Pensando bem, estou alegre desde que entrei aqui, isso é certo? Eu deveria estar triste e não alegre, mas ele também está. Como ele consegue estar alegre sabendo que os dias dele estão contados? Se bem que, ele deve aproveitar o restante de tempo que ele tem, no caso, eu também.

— Pai, queria te apresentar aos meus amigos, quer dizer, reapresentar, você aceita? — pergunto um pouco recuada.

Quero que meus amigos vejam como ele mudou, quero que meu pai goste deles e que eles dele. Sei que será impossível eles terem uma relação igual tenho com os pais deles, mas eu amaria ver eles juntos e conversando, ver o meu pai rindo com eles, okay, rindo já é demais, me contento com um sorriso.

— O que você tem em mente? — ele pergunta, diminuindo o som da televisão e me encarando da sua cama.

Eu me ajeito no sofá, tento conter a empolgação.

— Nada de mais, só trazê-los aqui para você conhecê-los de verdade, eles são minha família também.

— Se eles não se incomodarem com um quarto de hospital, eu ficarei contente de conhecê-los. — Ele diz com um sorriso genuíno.

Como sonhei com um momento desse, com o meu pai se interessando pela minha vida e pelo meus amigos, isso é um sonho!

— Obrigada! — não consigo conter minha empolgação, levanto do sofá e me sento na ponta da sua cama — Eles são maravilhosos, você vai amar, não sei se você se lembra deles, são três: José Ricardo, Gabriel e Renan, mas o José todo mundo chama de Carioca, o Gabriel de Gabs e o Renan de Zica. Os pais do Carioca são médicos, eles já me ajudaram algumas vezes. O pai do Gabs mora no Mato Grosso, ele é agrônomo, e a mãe dele trabalha na área infantil do Gaya. A mãe do Zica também trabalha do Gaya, mas ela é a chef da cantina, a comida dela é maravilhosa, o pai dele mora no Pará. O Gabs e o Zica moram no mesmo prédio, eu moro com o Zica, tinha um quarto vago lá e eles me chamaram para morar com eles. Claro, eu ajudo na despesa da casa, a Dona Fátima não quis aceitar, mas eu fiz questão, ela é um amor, uma verdadeira mãe ... — eu me empolguei tanto que comecei a falar muito rápido, ele provavelmente não deve ter entendido nada. — Desculpa, fiquei muito empolgada. — Falo sem graça, ainda falta intimidade na nossa relação.

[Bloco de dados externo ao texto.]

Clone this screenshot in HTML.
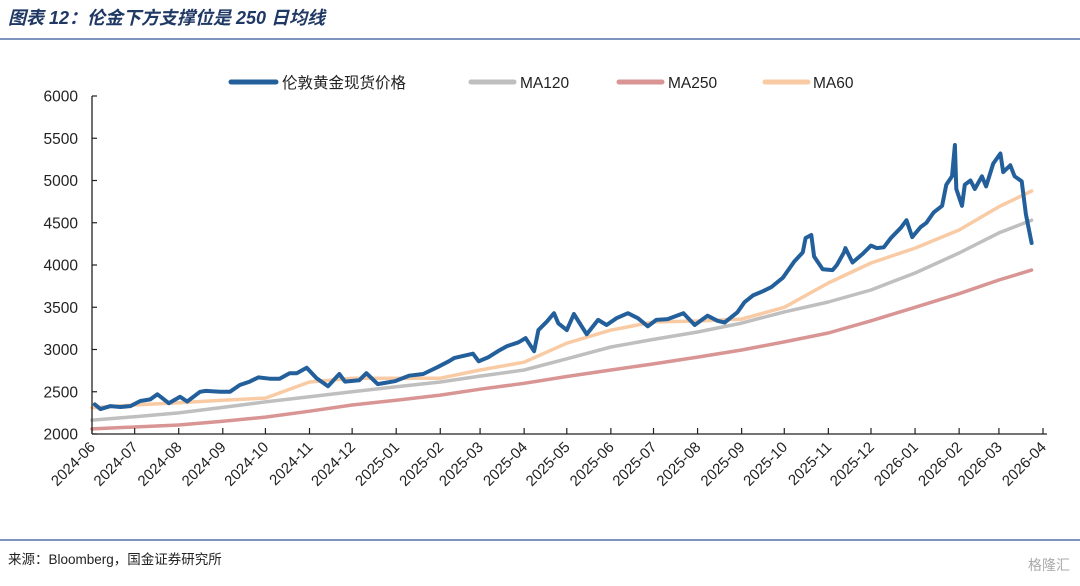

— Por que você não convida a Dona Fátima também? Eu adoraria a conhecer e agradecê-la por cuidar de você.

É sério isso? Ele quer conhecer a mãe do Zica?

Como uma frase tão simples pode iluminar um dia inteiro?

*

— O que vocês acham? — pergunto, com o sorriso mais largo que consigo, se o Zica e a Dona Fátima topam conhecer meu pai.

— Será um prazer, minha querida! — Dona Fátima fala e em seguida me abraça.

— Obrigada! — agradeço-a abraçando mais forte.

— Eu também estou dentro, hospital de rico deve ter comida boa, né? — Zica fala e sua mãe dá um tapa em sua cabeça.

— O Renan tem que ir mesmo? — ela pergunta brincando.

— Pensando bem, melhor ele ficar aqui, né? — brinco também.

— Sai fora vocês, vou no Gabs contar, vamos Gigi!